Don't have Civ 7 but have watched some videos. Is there a way to check your unit list? It seemed like that wasn't something in the game at least at launch. So if you set a Scout to auto explore, would there even be a way to find it and take it off auto explore without having to manually scan around the map and find the Scout in the current state of the game?
 
I like to use scouts throughout the game. Set up one or two on a frontline attacking or defending in lookout tower mode to keep tabs on the enemy. You can use them as sighting for your artillery to fire over trees and mountains. Put them in tower mode on two sides of an island to monitor enemy naval movement. Best of all, you can pack one in an army commander that already has the four starting unit slots filled, and it will give you the extra movement for being packed while allowing you to deploy all your combat forces. Very useful for repositioning units or making sure the commander gets maximum experience. Unfortunately I believe they do take up a slot if you've upgraded to six slots.

In my current game on modern, with several discounts of course, they're 80 gold. 80 gold to see exactly where the enemy troops are? Yes please, even if it gets destroyed immediately.

EDIT- I just got an idea for a cheesy strategy. While building troops with production you could buy a scout every turn. Swarm the enemy with military units and scouts. They will waste time killing the scouts while you get perfect positioning or drown them in ranged attacks. Since they can occupy the same hex as a military unit they won't be in the way.
My original post was a little over the top, I admit. Scouts are indispenible at the beginning of Exploration Age to get to Distant Lands before any military units can cross Deep Ocean. They are also handy to 'scout' ahead of a military force.

But, in Modern Age even the most rickety little biplane can do that better, and attack any enemy they find to soften them up.

I confess, I am at a loss why they didn't provide some kind of Upgrade Path for Scouts that provided them with more Exploration Age and Modern Age utillity.

For instance, most 'scouts' by the Exploration (post-Roman) period were Mounted - more mobility on the map, and maybe more defensive factor representing their ability to Run Away if threatened.

In Modern Age, they could start mounted but by about the middle of the Age upgrade to Armored Cars - fastest ground unit in the game, but very light on combat factors, and by the end of the Age (if anybody ever plays the game that far: I haven't managed to drag it out that much yet) the modern 'scouts' are all Stealthy - Special Forces and similar types who make it their business to Not Be Seen while targeting the enemy.

Lots of potential options to make Scouts more useful throughout the game and more likely to survive more than a sharp glance from a Modern Age or Exploration Age enemy.

I confess, using them as you describe to Spot and Die in Modern Age reminds me too much of US Army artillery Forward Observers in Vietnam (of which my college roommate was one), who had a life expectancy measured in Weeks, not Months, because everybody knew they were too dangerous to leave alive: anybody with a radio next to him would be targeted by every weapon within range.
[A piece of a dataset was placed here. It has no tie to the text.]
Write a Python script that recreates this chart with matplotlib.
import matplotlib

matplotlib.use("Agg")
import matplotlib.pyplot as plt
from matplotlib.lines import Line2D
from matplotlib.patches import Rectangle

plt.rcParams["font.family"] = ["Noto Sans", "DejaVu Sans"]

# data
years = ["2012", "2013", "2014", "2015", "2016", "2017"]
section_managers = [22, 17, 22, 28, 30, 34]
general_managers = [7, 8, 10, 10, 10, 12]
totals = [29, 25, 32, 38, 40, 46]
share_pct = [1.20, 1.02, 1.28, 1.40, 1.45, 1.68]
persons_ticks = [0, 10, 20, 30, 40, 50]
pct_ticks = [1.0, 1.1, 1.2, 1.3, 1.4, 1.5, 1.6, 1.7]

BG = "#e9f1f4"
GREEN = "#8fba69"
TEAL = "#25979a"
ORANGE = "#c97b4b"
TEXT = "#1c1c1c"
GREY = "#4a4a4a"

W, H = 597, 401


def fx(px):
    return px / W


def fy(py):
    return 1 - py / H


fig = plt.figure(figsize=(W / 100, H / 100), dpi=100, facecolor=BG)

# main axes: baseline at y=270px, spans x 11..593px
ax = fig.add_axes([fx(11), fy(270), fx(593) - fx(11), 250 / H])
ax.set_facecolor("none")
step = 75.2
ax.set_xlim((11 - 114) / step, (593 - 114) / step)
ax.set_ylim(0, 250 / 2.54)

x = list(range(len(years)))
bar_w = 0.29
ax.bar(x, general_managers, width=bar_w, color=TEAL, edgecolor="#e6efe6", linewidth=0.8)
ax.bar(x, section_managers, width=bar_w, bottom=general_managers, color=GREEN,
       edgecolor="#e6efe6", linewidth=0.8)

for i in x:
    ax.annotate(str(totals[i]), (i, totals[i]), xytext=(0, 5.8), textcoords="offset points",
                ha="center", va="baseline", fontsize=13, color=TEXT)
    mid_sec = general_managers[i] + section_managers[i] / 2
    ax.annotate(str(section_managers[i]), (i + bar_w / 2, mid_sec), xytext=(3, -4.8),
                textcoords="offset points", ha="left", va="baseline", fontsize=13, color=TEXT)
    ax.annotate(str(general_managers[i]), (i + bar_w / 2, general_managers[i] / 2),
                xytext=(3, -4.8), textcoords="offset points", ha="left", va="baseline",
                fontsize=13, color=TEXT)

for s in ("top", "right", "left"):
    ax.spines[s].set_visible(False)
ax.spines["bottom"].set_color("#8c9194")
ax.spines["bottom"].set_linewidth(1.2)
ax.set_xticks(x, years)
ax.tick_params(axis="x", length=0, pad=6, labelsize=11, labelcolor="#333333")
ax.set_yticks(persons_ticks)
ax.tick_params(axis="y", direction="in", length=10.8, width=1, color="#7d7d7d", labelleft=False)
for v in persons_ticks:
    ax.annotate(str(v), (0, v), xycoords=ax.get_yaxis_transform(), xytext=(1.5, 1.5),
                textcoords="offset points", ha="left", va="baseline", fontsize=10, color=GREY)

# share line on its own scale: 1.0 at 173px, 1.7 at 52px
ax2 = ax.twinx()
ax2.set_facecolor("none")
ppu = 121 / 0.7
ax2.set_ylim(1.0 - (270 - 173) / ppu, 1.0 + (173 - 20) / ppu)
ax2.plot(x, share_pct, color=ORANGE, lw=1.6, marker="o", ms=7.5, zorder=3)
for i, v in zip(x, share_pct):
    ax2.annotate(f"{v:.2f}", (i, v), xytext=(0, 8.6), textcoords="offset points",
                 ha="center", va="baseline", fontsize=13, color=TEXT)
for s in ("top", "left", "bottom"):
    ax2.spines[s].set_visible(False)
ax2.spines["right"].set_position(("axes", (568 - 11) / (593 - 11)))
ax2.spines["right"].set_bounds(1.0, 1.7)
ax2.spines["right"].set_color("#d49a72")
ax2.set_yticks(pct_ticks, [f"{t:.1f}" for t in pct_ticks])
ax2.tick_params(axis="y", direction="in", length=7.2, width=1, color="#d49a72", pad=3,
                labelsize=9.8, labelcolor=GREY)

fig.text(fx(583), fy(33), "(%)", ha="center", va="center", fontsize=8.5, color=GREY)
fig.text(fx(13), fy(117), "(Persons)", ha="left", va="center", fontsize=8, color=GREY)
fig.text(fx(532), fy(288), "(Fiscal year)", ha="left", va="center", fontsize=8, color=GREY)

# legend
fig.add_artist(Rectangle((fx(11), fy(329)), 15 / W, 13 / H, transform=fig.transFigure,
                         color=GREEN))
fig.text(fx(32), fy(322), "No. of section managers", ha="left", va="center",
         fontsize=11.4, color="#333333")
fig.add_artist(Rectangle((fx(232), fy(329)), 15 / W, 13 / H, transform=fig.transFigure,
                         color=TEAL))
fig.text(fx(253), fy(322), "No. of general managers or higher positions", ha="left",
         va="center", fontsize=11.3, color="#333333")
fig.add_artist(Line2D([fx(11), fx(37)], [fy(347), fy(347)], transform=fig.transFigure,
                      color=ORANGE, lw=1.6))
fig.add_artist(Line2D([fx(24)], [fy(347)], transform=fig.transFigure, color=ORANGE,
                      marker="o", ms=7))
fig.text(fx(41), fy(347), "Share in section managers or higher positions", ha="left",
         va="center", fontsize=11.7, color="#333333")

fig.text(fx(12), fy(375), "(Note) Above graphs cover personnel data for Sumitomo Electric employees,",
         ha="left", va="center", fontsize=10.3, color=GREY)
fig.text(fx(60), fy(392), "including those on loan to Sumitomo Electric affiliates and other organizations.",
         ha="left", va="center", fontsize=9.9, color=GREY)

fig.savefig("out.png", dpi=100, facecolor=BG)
As a game mechanic, it becomes a bit Too Realistic for my taste . . .
 
Don't have Civ 7 but have watched some videos. Is there a way to check your unit list? It seemed like that wasn't something in the game at least at launch. So if you set a Scout to auto explore, would there even be a way to find it and take it off auto explore without having to manually scan around the map and find the Scout in the current state of the game?
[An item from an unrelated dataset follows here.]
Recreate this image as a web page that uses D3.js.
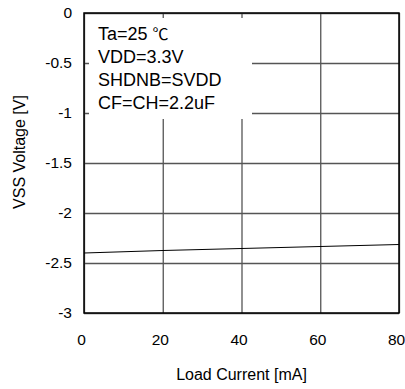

You can find your unit list in the bottom of the yields screen. It doesn't list them individually though, just says 5 Scouts for example. And inexplicably you can't click on them to find or select the unit. There are so many QOL features that were in the last three games missing. I made a thread about hotkeys. Civ 7 has about 10 and 5 of them are just about worthless. Versus like 30 hotkeys in earlier games.

I think whoever designed the keyboard input (and the UI) have never played a Civilization game in their lives. Maybe they didn't want PC version to have more controls than console, which is just gross.

To directly answer your question- No.